* START DATA FOR THIS EXERCISE *

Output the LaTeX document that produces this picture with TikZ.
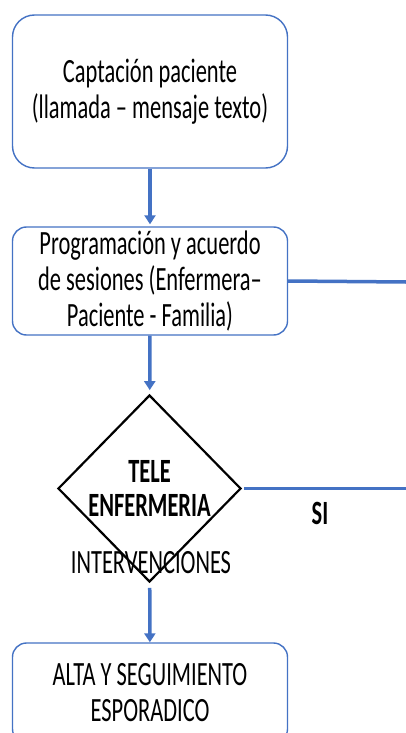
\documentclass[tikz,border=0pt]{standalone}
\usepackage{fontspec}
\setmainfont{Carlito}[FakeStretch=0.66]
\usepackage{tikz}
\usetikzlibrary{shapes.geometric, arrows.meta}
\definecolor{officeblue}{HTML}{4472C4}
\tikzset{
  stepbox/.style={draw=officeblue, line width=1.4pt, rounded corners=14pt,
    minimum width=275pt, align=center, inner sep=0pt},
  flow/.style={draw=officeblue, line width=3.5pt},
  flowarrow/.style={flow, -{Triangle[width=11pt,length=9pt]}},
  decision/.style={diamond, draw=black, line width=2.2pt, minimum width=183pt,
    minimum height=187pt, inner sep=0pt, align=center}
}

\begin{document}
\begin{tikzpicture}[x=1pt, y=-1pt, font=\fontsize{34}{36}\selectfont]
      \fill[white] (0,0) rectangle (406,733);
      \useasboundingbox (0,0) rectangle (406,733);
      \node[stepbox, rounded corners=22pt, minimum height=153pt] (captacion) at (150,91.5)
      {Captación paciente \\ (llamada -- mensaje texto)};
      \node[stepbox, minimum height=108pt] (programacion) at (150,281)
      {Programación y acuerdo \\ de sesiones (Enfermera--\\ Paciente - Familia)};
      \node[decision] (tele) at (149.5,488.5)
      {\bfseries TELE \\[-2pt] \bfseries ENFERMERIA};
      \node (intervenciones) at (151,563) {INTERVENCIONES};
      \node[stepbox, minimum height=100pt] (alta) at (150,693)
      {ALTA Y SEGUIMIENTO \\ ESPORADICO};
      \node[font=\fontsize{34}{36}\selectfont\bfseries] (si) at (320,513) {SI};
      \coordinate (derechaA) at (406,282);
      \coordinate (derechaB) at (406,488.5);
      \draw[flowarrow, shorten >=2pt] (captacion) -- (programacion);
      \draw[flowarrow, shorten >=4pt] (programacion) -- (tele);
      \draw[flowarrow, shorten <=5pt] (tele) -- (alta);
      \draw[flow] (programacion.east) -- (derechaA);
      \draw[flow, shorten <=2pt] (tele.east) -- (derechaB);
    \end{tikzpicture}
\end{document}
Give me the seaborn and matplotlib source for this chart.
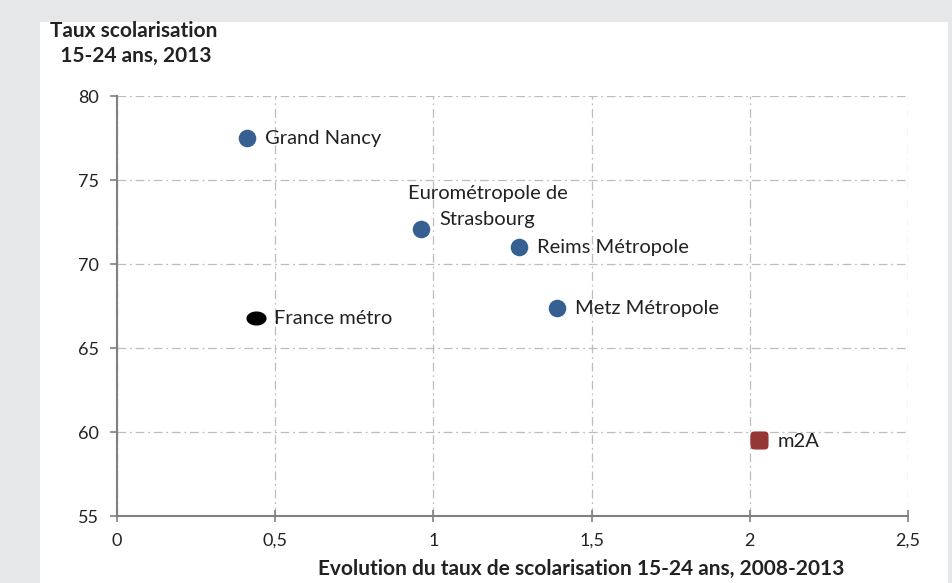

* END DATA FOR THIS EXERCISE *

## [TASK STATEMENT]
Repeat the data above exactly, but not the pictures.

## [SOLUTION TO THE PROBLEM]
Output the LaTeX document that produces this picture with TikZ.
\documentclass[tikz,border=0pt]{standalone}
\usepackage{fontspec}
\setmainfont{Carlito}[FakeStretch=0.66]
\usepackage{tikz}
\usetikzlibrary{shapes.geometric, arrows.meta}
\definecolor{officeblue}{HTML}{4472C4}
\tikzset{
  stepbox/.style={draw=officeblue, line width=1.4pt, rounded corners=14pt,
    minimum width=275pt, align=center, inner sep=0pt},
  flow/.style={draw=officeblue, line width=3.5pt},
  flowarrow/.style={flow, -{Triangle[width=11pt,length=9pt]}},
  decision/.style={diamond, draw=black, line width=2.2pt, minimum width=183pt,
    minimum height=187pt, inner sep=0pt, align=center}
}

\begin{document}
\begin{tikzpicture}[x=1pt, y=-1pt, font=\fontsize{34}{36}\selectfont]
      \fill[white] (0,0) rectangle (406,733);
      \useasboundingbox (0,0) rectangle (406,733);
      \node[stepbox, rounded corners=22pt, minimum height=153pt] (captacion) at (150,91.5)
      {Captación paciente \\ (llamada -- mensaje texto)};
      \node[stepbox, minimum height=108pt] (programacion) at (150,281)
      {Programación y acuerdo \\ de sesiones (Enfermera--\\ Paciente - Familia)};
      \node[decision] (tele) at (149.5,488.5)
      {\bfseries TELE \\[-2pt] \bfseries ENFERMERIA};
      \node (intervenciones) at (151,563) {INTERVENCIONES};
      \node[stepbox, minimum height=100pt] (alta) at (150,693)
      {ALTA Y SEGUIMIENTO \\ ESPORADICO};
      \node[font=\fontsize{34}{36}\selectfont\bfseries] (si) at (320,513) {SI};
      \coordinate (derechaA) at (406,282);
      \coordinate (derechaB) at (406,488.5);
      \draw[flowarrow, shorten >=2pt] (captacion) -- (programacion);
      \draw[flowarrow, shorten >=4pt] (programacion) -- (tele);
      \draw[flowarrow, shorten <=5pt] (tele) -- (alta);
      \draw[flow] (programacion.east) -- (derechaA);
      \draw[flow, shorten <=2pt] (tele.east) -- (derechaB);
    \end{tikzpicture}
\end{document}
Give me the seaborn and matplotlib source for this chart.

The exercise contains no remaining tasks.